Figure scripts:
===
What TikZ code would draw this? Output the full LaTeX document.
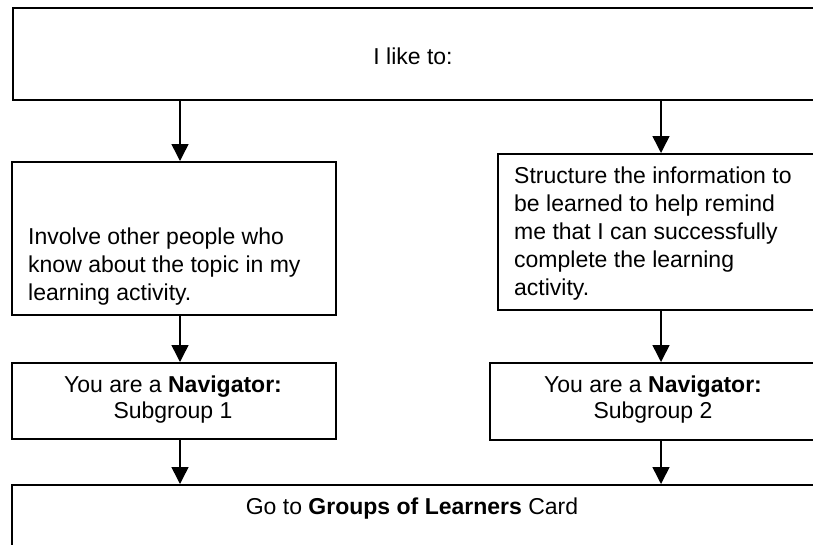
\documentclass[tikz,border=0pt]{standalone}
\usepackage{fontspec}
\setmainfont{Liberation Sans}
\usetikzlibrary{arrows.meta}
\begin{document}
\begin{tikzpicture}[x=1pt,y=-1pt,
  box/.style={draw, line width=1.5pt, inner sep=0pt, anchor=north west},
  txt/.style={font=\fontsize{23}{28}\selectfont, inner sep=0pt},
  navtxt/.style={font=\fontsize{23}{26}\selectfont, inner sep=0pt, align=center, anchor=base},
  arr/.style={line width=1.5pt, -{Triangle[length=17pt,width=17pt]}}]
\useasboundingbox (0,0) rectangle (813,544);
\clip (0,0) rectangle (813,544);
% boxes
\node[box, minimum width=830pt, minimum height=92pt] (top) at (12,7) {};
\node[box, minimum width=324pt, minimum height=153pt] (lb) at (11,161) {};
\node[box, minimum width=400pt, minimum height=156pt] (rb) at (497,153) {};
\node[box, minimum width=324pt, minimum height=76pt] (nav1) at (11,362) {};
\node[box, minimum width=400pt, minimum height=77pt] (nav2) at (489,362) {};
\node[box, minimum width=830pt, minimum height=100pt] (bot) at (11,484) {};
% texts (base anchor of a multi-line node = last line's baseline)
\node[txt, anchor=base] (ttop) at (413,64) {I like to:};
\node[txt, anchor=base west, align=left] (tlb) at (28,300)
  {Involve other people who\\know about the topic in my\\learning activity.};
\node[txt, anchor=base west, align=left] (trb) at (514,295)
  {Structure the information to\\be learned to help remind\\me that I can successfully\\complete the learning\\activity.};
\node[navtxt] (tnav1) at (173,418) {You are a \textbf{Navigator:}\\Subgroup 1};
\node[navtxt] (tnav2) at (653,418) {You are a \textbf{Navigator:}\\Subgroup 2};
\node[txt, anchor=base] (tbot) at (412,514) {Go to \textbf{Groups of Learners} Card};
% connector columns
\coordinate (cl) at (180,0);
\coordinate (cr) at (661,0);
\draw[arr] (top.south -| cl) -- (lb.north -| cl);
\draw[arr] (top.south -| cr) -- (rb.north -| cr);
\draw[arr] (lb.south -| cl) -- (nav1.north -| cl);
\draw[arr] (rb.south -| cr) -- (nav2.north -| cr);
\draw[arr] (nav1.south -| cl) -- (bot.north -| cl);
\draw[arr] (nav2.south -| cr) -- (bot.north -| cr);
\end{tikzpicture}
\end{document}
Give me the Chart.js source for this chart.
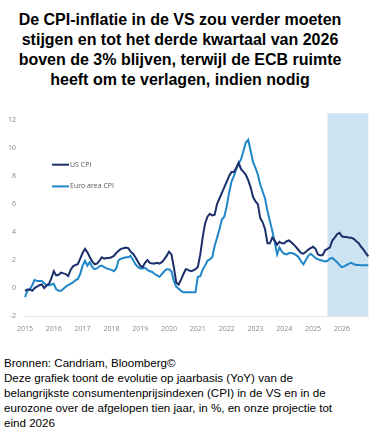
<!DOCTYPE html>
<html>
<head>
<meta charset="utf-8">
<script src="https://cdn.jsdelivr.net/npm/chart.js@4.4.1/dist/chart.umd.min.js"></script>
<style>
  html, body { margin: 0; padding: 0; background: #fff; }
  body { width: 378px; height: 429px; position: relative; overflow: hidden; font-family: "Liberation Sans", Arial, sans-serif; }
  #title { position: absolute; left: 0; top: 10px; width: 360px; text-align: center; font-weight: bold; font-size: 16px; line-height: 20px; color: #000; }
  #chartBox { position: absolute; left: 0; top: 100px; width: 378px; height: 240px; }
  #footer { position: absolute; left: 4px; top: 355px; width: 374px; font-size: 11.6px; line-height: 15px; color: #000; white-space: nowrap; }
</style>
</head>
<body>
<div id="title">De CPI-inflatie in de VS zou verder moeten<br>stijgen en tot het derde kwartaal van 2026<br>boven de 3% blijven, terwijl de ECB ruimte<br>heeft om te verlagen, indien nodig</div>
<div id="chartBox"><canvas id="c"></canvas></div>
<div id="footer">Bronnen: Candriam, Bloomberg©<br>Deze grafiek toont de evolutie op jaarbasis (YoY) van de<br>belangrijkste consumentenprijsindexen (CPI) in de VS en in de<br>eurozone over de afgelopen tien jaar, in %, en onze projectie tot<br>eind 2026</div>
<script>
// Years on the x axis (monthly data, Jan 2015 - Dec 2026)
const years = [2015, 2016, 2017, 2018, 2019, 2020, 2021, 2022, 2023, 2024, 2025, 2026];
const yTicks = [-2, 0, 2, 4, 6, 8, 10, 12];
const forecastStart = '2025-07';
const seriesNames = ['US CPI', 'Euro area CPI'];

// US CPI YoY %, one value per month
const usCpi = [
  -0.2, -0.1, -0.1, -0.2, 0.0, 0.1, 0.2, 0.25, 0.0, 0.2, 0.3, 0.7,
  1.2, 0.9, 0.95, 1.1, 1.05, 1.0, 0.85, 1.3, 1.55, 1.65, 1.7, 2.1,
  2.5, 2.8, 2.55, 2.2, 1.9, 1.7, 1.75, 1.95, 2.2, 2.1, 2.15, 2.15,
  2.2, 2.3, 2.5, 2.66, 2.8, 2.85, 2.9, 2.85, 2.6, 2.45, 2.2, 1.9,
  1.6, 1.5, 1.8, 2.0, 1.8, 1.75, 1.75, 1.8, 1.75, 1.85, 2.05, 2.3,
  2.6, 2.4, 1.5, 0.4, 0.25, 0.6, 1.0, 1.35, 1.3, 1.2, 1.25, 1.35,
  1.5, 2.4, 3.6, 4.6, 5.1, 5.3, 5.2, 5.25, 6.0, 6.4, 6.8, 7.2,
  7.6, 8.0, 8.3, 8.3, 8.6, 8.95, 8.5, 8.3, 8.1, 7.7, 7.2, 6.5,
  6.2, 6.0, 5.0, 4.7, 4.2, 3.2, 3.2, 3.6, 3.4, 3.1, 3.3, 3.2,
  3.2, 3.35, 3.4, 3.25, 3.1, 2.9, 2.7, 2.5, 2.45, 2.6, 2.75, 2.85,
  2.95, 2.8, 2.4, 2.35, 2.35, 2.7, 2.8, 2.9, 3.4, 3.6, 3.85, 3.95,
  3.7, 3.65, 3.65, 3.6, 3.6, 3.5, 3.35, 3.2, 2.95, 2.75, 2.5, 2.26
];

// Euro area CPI YoY %, one value per month
const euroCpi = [
  -0.65, -0.2, -0.1, 0.2, 0.58, 0.5, 0.5, 0.5, 0.35, 0.2, 0.2, 0.25,
  0.3, -0.1, -0.2, -0.2, -0.05, 0.1, 0.2, 0.3, 0.4, 0.55, 0.65, 1.0,
  1.6, 1.95, 1.6, 1.85, 1.5, 1.35, 1.4, 1.55, 1.6, 1.5, 1.4, 1.35,
  1.3, 1.2, 1.4, 2.0, 2.1, 2.15, 2.2, 2.2, 2.3, 2.0, 1.7, 1.5,
  1.4, 1.4, 1.45, 1.3, 1.2, 1.15, 1.0, 0.9, 0.8, 1.0, 1.2, 1.35,
  1.35, 1.2, 0.5, 0.1, -0.05, -0.2, -0.3, -0.3, -0.3, -0.3, -0.3, -0.3,
  0.8, 0.85, 1.3, 1.6, 1.95, 2.05, 2.2, 3.0, 3.6, 4.2, 4.9, 5.1,
  5.8, 6.8, 7.6, 8.0, 8.5, 8.9, 9.2, 9.8, 10.4, 10.6, 9.8, 9.0,
  8.6, 8.1, 7.4, 6.9, 6.4, 5.5, 4.8, 4.1, 3.3, 2.4, 2.9, 2.6,
  2.45, 2.4, 2.5, 2.5, 2.45, 2.35, 2.2, 1.9, 1.7, 2.0, 2.3, 2.45,
  2.3, 2.15, 2.05, 2.0, 1.95, 1.9, 1.95, 2.1, 2.15, 2.0, 1.85, 1.65,
  1.5, 1.55, 1.65, 1.75, 1.8, 1.7, 1.65, 1.65, 1.63, 1.63, 1.63, 1.63
];

const labels = [];
years.forEach(y => { for (let m = 1; m <= 12; m++) labels.push(y + '-' + String(m).padStart(2, '0')); });

const NAVY = '#1b2f6b';
const BLUE = '#1f86c8';
const SHADE = '#cde3f1';

const shadePlugin = {
  id: 'shade',
  beforeDatasetsDraw(chart) {
    const { ctx, chartArea, scales } = chart;
    const x0 = scales.x.getPixelForValue(labels.indexOf(forecastStart));
    ctx.save();
    ctx.fillStyle = SHADE;
    ctx.fillRect(x0, chartArea.top, chartArea.right - x0, chartArea.bottom - chartArea.top);
    ctx.restore();
  }
};

const legendPlugin = {
  id: 'inlineLegend',
  afterDatasetsDraw(chart) {
    const { ctx, chartArea } = chart;
    ctx.save();
    ctx.font = '7px "Open Sans", sans-serif';
    ctx.textBaseline = 'middle';
    chart.data.datasets.forEach((ds, i) => {
      const y = chartArea.top + 51.5 + i * 21.7;
      const x = chartArea.left + 27;
      ctx.strokeStyle = ds.borderColor;
      ctx.lineWidth = 2;
      ctx.beginPath();
      ctx.moveTo(x, y);
      ctx.lineTo(x + 17, y);
      ctx.stroke();
      ctx.fillStyle = '#555';
      ctx.fillText(ds.label, x + 18, y);
    });
    ctx.restore();
  }
};

new Chart(document.getElementById('c'), {
  type: 'line',
  data: {
    labels: labels,
    datasets: [
      { label: seriesNames[0], data: usCpi, borderColor: NAVY, borderWidth: 2, pointRadius: 0, tension: 0 },
      { label: seriesNames[1], data: euroCpi, borderColor: BLUE, borderWidth: 2, pointRadius: 0, tension: 0 }
    ]
  },
  options: {
    responsive: true,
    maintainAspectRatio: false,
    animation: false,
    layout: { padding: { top: 8.5, right: 9.7, bottom: 0, left: 0 } },
    plugins: { legend: { display: false }, tooltip: { enabled: false } },
    scales: {
      x: {
        type: 'category',
        offset: false,
        grid: { display: false, drawTicks: false },
        border: { display: true, color: '#e4e4e4', width: 1 },
        ticks: {
          autoSkip: false,
          maxRotation: 0,
          padding: 9,
          color: '#8a8a8a',
          font: { family: '"Open Sans", sans-serif', size: 7 },
          callback: function (v) {
            const l = labels[v];
            return l.endsWith('-01') ? l.slice(0, 4) : null;
          }
        },
        afterFit: s => { s.height = 24; }
      },
      y: {
        min: yTicks[0],
        max: 12.5,
        grid: { display: false, drawTicks: false },
        border: { display: false },
        afterBuildTicks: s => { s.ticks = yTicks.map(v => ({ value: v })); },
        ticks: {
          padding: 9,
          color: '#8a8a8a',
          font: { family: '"Open Sans", sans-serif', size: 7 }
        },
        afterFit: s => { s.width = 25; }
      }
    }
  },
  plugins: [shadePlugin, legendPlugin]
});
</script>
</body>
</html>
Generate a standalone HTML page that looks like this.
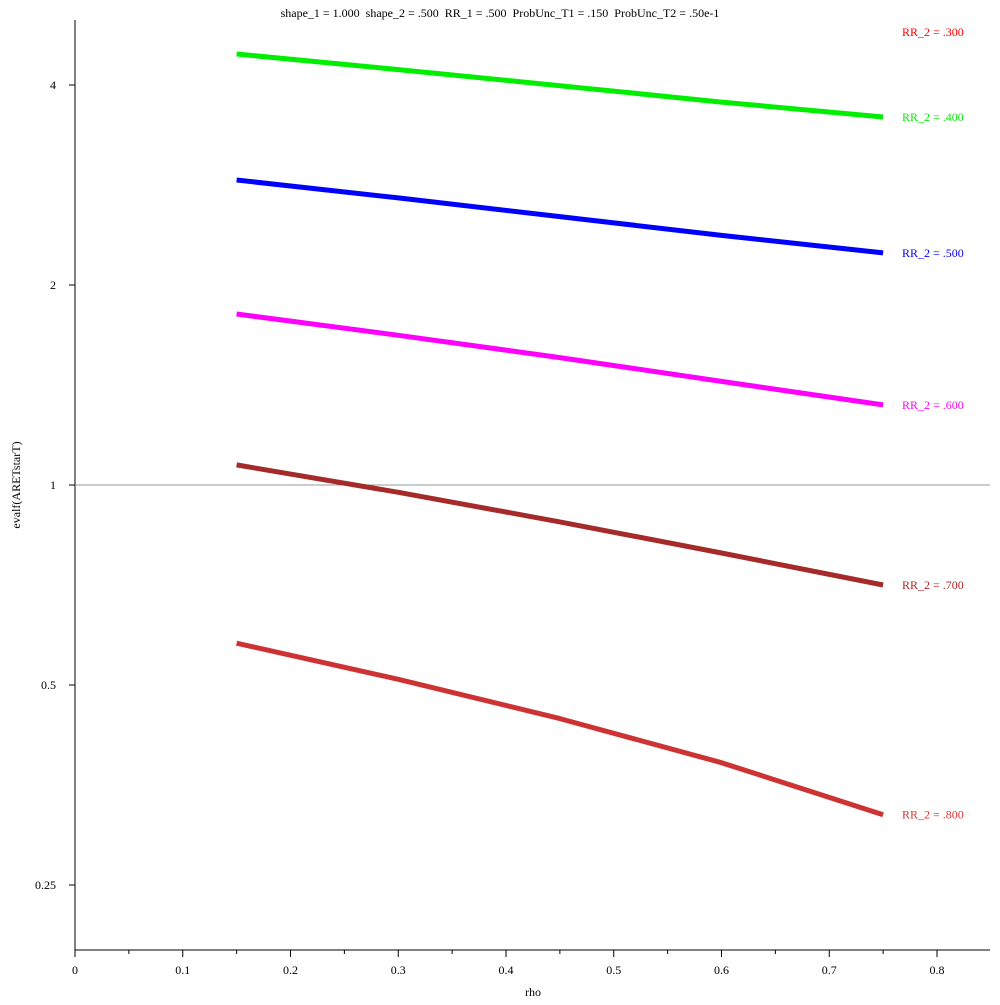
===
= Task requirements =
Leave the pictures out and print, exactly as written, every line from the one holding "Give me the Chart.js source for this chart." down to the one holding "const seriesNames = ['US", both of those included.

= Result of the exercise =
Give me the Chart.js source for this chart.
<!DOCTYPE html>
<html>
<head>
<meta charset="utf-8">
<script src="https://cdn.jsdelivr.net/npm/chart.js@4.4.1/dist/chart.umd.min.js"></script>
<style>
  html, body { margin: 0; padding: 0; background: #fff; }
  body { width: 378px; height: 429px; position: relative; overflow: hidden; font-family: "Liberation Sans", Arial, sans-serif; }
  #title { position: absolute; left: 0; top: 10px; width: 360px; text-align: center; font-weight: bold; font-size: 16px; line-height: 20px; color: #000; }
  #chartBox { position: absolute; left: 0; top: 100px; width: 378px; height: 240px; }
  #footer { position: absolute; left: 4px; top: 355px; width: 374px; font-size: 11.6px; line-height: 15px; color: #000; white-space: nowrap; }
</style>
</head>
<body>
<div id="title">De CPI-inflatie in de VS zou verder moeten<br>stijgen en tot het derde kwartaal van 2026<br>boven de 3% blijven, terwijl de ECB ruimte<br>heeft om te verlagen, indien nodig</div>
<div id="chartBox"><canvas id="c"></canvas></div>
<div id="footer">Bronnen: Candriam, Bloomberg©<br>Deze grafiek toont de evolutie op jaarbasis (YoY) van de<br>belangrijkste consumentenprijsindexen (CPI) in de VS en in de<br>eurozone over de afgelopen tien jaar, in %, en onze projectie tot<br>eind 2026</div>
<script>
// Years on the x axis (monthly data, Jan 2015 - Dec 2026)
const years = [2015, 2016, 2017, 2018, 2019, 2020, 2021, 2022, 2023, 2024, 2025, 2026];
const yTicks = [-2, 0, 2, 4, 6, 8, 10, 12];
const forecastStart = '2025-07';
const seriesNames = ['US CPI', 'Euro area CPI'];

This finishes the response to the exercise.